Criteo S.A. has received a "FOR" recommendation from two major proxy advisory firms, Glass Lewis & Co. and Institutional Shareholder Services (ISS), to approve the company’s proposed conversion of its legal domicile from France to Luxembourg and the replacement of its American Depositary Shares with ordinary shares that will be listed directly on Nasdaq.
The redomiciliation plan, which is slated for completion in the third quarter of 2026, would streamline Criteo’s corporate structure, eliminate the fees and regulatory complexity associated with ADSs, and broaden access to U.S. investors and passive capital. The change is also intended to position the company for potential inclusion in U.S. stock indices and to enhance capital‑management flexibility, including share‑repurchase and treasury‑share programs.
Criteo’s most recent quarterly results, released on February 11 2026, showed a 2% year‑over‑year decline in revenue to $541 million and a 27% drop in diluted earnings per share to $0.90. Full‑year 2025 revenue rose 1% to $1.9 billion, while net income increased 39% to $149 million and diluted EPS climbed to $2.64. The revenue dip was largely attributed to scope changes with two key retail‑media clients, which reduced the company’s top‑line contribution in that segment.
Management highlighted that the 2025 earnings miss was driven by the client scope reductions, while the modest full‑year revenue growth reflected resilience in other business lines.

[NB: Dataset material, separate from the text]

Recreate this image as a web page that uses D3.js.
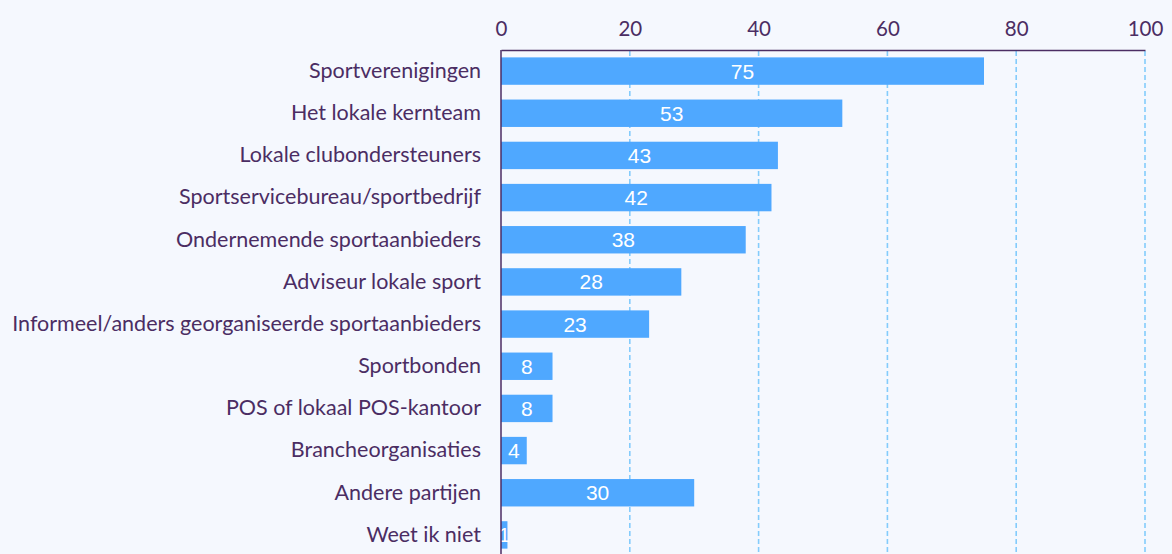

The company’s guidance for 2026 indicates that contribution ex‑TAC growth will be flat to 2% at constant currency, with an adjusted EBITDA margin of 32% to 34%. Management expects the first quarter of 2026 to be the low point, with contribution ex‑TAC between $245 million and $250 million, and cites a $75 million headwind from the retail‑media client scope reductions.
CEO Michael Komasinski emphasized Criteo’s focus on AI‑driven commerce, describing the platform as “the AI‑driven commerce intelligence and orchestration platform across an increasingly complex ecosystem.” CFO Sarah Glickman underscored the company’s robust margins and cash flow, noting confidence in long‑term shareholder value and the strategic importance of share‑repurchase programs.
Market reaction to the earnings release was mixed. As of February 13 2026, Criteo’s stock had declined nearly 59% over the past year. Analyst price targets at that time ranged from $30 to $35, with some firms lowering their targets in light of the cautious 2026 guidance and the earnings miss.
The redomiciliation proposal is part of a broader strategy to align Criteo with U.S. capital‑market practices, simplify its corporate structure, and enhance its ability to attract investment and manage capital. By moving its legal domicile to Luxembourg and listing ordinary shares on Nasdaq, the company aims to reduce administrative costs, improve capital‑raising flexibility, and broaden its investor base.
The shareholder vote on the redomiciliation and related proposals is scheduled for February 27 2026. Shareholders will decide whether to approve the conversion of the company’s legal domicile and the change in share listing structure.